Available data —
START

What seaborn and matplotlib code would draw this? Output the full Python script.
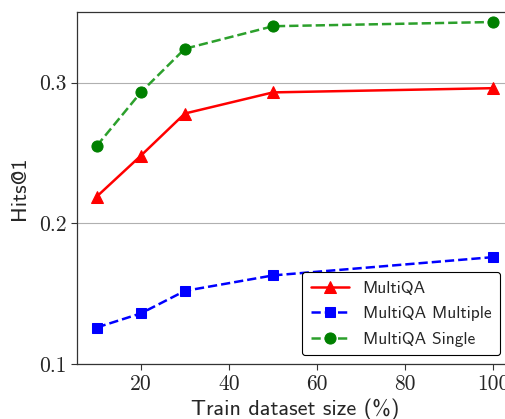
import matplotlib
matplotlib.use('Agg')
import matplotlib.pyplot as plt
import seaborn as sns
import pandas as pd

sizes = [10, 20, 30, 50, 100]
multiqa = [0.219, 0.248, 0.278, 0.293, 0.296]
multiqa_multiple = [0.126, 0.136, 0.152, 0.163, 0.176]
multiqa_single = [0.255, 0.293, 0.324, 0.340, 0.343]

sns.set_style('white')
plt.rcParams['font.family'] = ['cmss10', 'DejaVu Sans']
plt.rcParams['axes.unicode_minus'] = False

fig = plt.figure(figsize=(5.06, 4.19), dpi=100)
ax = fig.add_axes([0.152, 0.131, 0.862, 0.840])

ax.grid(axis='y', color='#b0b0b0', linewidth=0.8)
ax.set_axisbelow(True)

series = [
    ('MultiQA', multiqa, dict(color='red', linestyle='-', marker='^',
                              markeredgecolor='red', markersize=9)),
    ('MultiQA Multiple', multiqa_multiple, dict(color='blue', linestyle='--', marker='s',
                                                 markeredgecolor='blue', markersize=7.5)),
    ('MultiQA Single', multiqa_single, dict(color='#2ca02c', linestyle='--', marker='o',
                                             markerfacecolor='green', markeredgecolor='green',
                                             markersize=8)),
]
for name, vals, style in series:
    df = pd.DataFrame({'size': sizes, 'hits': vals})
    sns.lineplot(data=df, x='size', y='hits', ax=ax, label=name,
                 linewidth=1.8, **style)

ax.set_xlim(5.5, 104.5)
ax.set_ylim(0.1, 0.35)
ax.set_xticks([20, 40, 60, 80, 100])
ax.set_yticks([0.1, 0.2, 0.3])
ax.set_xticklabels(['20', '40', '60', '80', '100'])
ax.set_yticklabels(['0.1', '0.2', '0.3'])
for lab in ax.get_xticklabels() + ax.get_yticklabels():
    lab.set_fontfamily('cmr10')
    lab.set_fontsize(15.5)
ax.tick_params(direction='out', length=4, width=0.8, color='#333333', bottom=True, left=True)
for s in ax.spines.values():
    s.set_color('#333333')
    s.set_linewidth(0.9)

ax.set_xlabel('Train dataset size (%)', fontsize=16, labelpad=3)
ax.set_ylabel('Hits@1', fontsize=16, labelpad=7)

leg = ax.legend(loc='lower right', fontsize=12.5, frameon=True, fancybox=True,
                edgecolor='black', framealpha=1, bbox_to_anchor=(0.99, 0.0),
                handlelength=2.2, borderpad=0.5, labelspacing=0.6)
leg.get_frame().set_linewidth(0.8)

fig.savefig('out.png', dpi=100)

END

The problem — Leave out the pictures and copy the rest of the material above exactly.

Result of the exercise —
What seaborn and matplotlib code would draw this? Output the full Python script.
import matplotlib
matplotlib.use('Agg')
import matplotlib.pyplot as plt
import seaborn as sns
import pandas as pd

sizes = [10, 20, 30, 50, 100]
multiqa = [0.219, 0.248, 0.278, 0.293, 0.296]
multiqa_multiple = [0.126, 0.136, 0.152, 0.163, 0.176]
multiqa_single = [0.255, 0.293, 0.324, 0.340, 0.343]

sns.set_style('white')
plt.rcParams['font.family'] = ['cmss10', 'DejaVu Sans']
plt.rcParams['axes.unicode_minus'] = False

fig = plt.figure(figsize=(5.06, 4.19), dpi=100)
ax = fig.add_axes([0.152, 0.131, 0.862, 0.840])

ax.grid(axis='y', color='#b0b0b0', linewidth=0.8)
ax.set_axisbelow(True)

series = [
    ('MultiQA', multiqa, dict(color='red', linestyle='-', marker='^',
                              markeredgecolor='red', markersize=9)),
    ('MultiQA Multiple', multiqa_multiple, dict(color='blue', linestyle='--', marker='s',
                                                 markeredgecolor='blue', markersize=7.5)),
    ('MultiQA Single', multiqa_single, dict(color='#2ca02c', linestyle='--', marker='o',
                                             markerfacecolor='green', markeredgecolor='green',
                                             markersize=8)),
]
for name, vals, style in series:
    df = pd.DataFrame({'size': sizes, 'hits': vals})
    sns.lineplot(data=df, x='size', y='hits', ax=ax, label=name,
                 linewidth=1.8, **style)

ax.set_xlim(5.5, 104.5)
ax.set_ylim(0.1, 0.35)
ax.set_xticks([20, 40, 60, 80, 100])
ax.set_yticks([0.1, 0.2, 0.3])
ax.set_xticklabels(['20', '40', '60', '80', '100'])
ax.set_yticklabels(['0.1', '0.2', '0.3'])
for lab in ax.get_xticklabels() + ax.get_yticklabels():
    lab.set_fontfamily('cmr10')
    lab.set_fontsize(15.5)
ax.tick_params(direction='out', length=4, width=0.8, color='#333333', bottom=True, left=True)
for s in ax.spines.values():
    s.set_color('#333333')
    s.set_linewidth(0.9)

ax.set_xlabel('Train dataset size (%)', fontsize=16, labelpad=3)
ax.set_ylabel('Hits@1', fontsize=16, labelpad=7)

leg = ax.legend(loc='lower right', fontsize=12.5, frameon=True, fancybox=True,
                edgecolor='black', framealpha=1, bbox_to_anchor=(0.99, 0.0),
                handlelength=2.2, borderpad=0.5, labelspacing=0.6)
leg.get_frame().set_linewidth(0.8)

fig.savefig('out.png', dpi=100)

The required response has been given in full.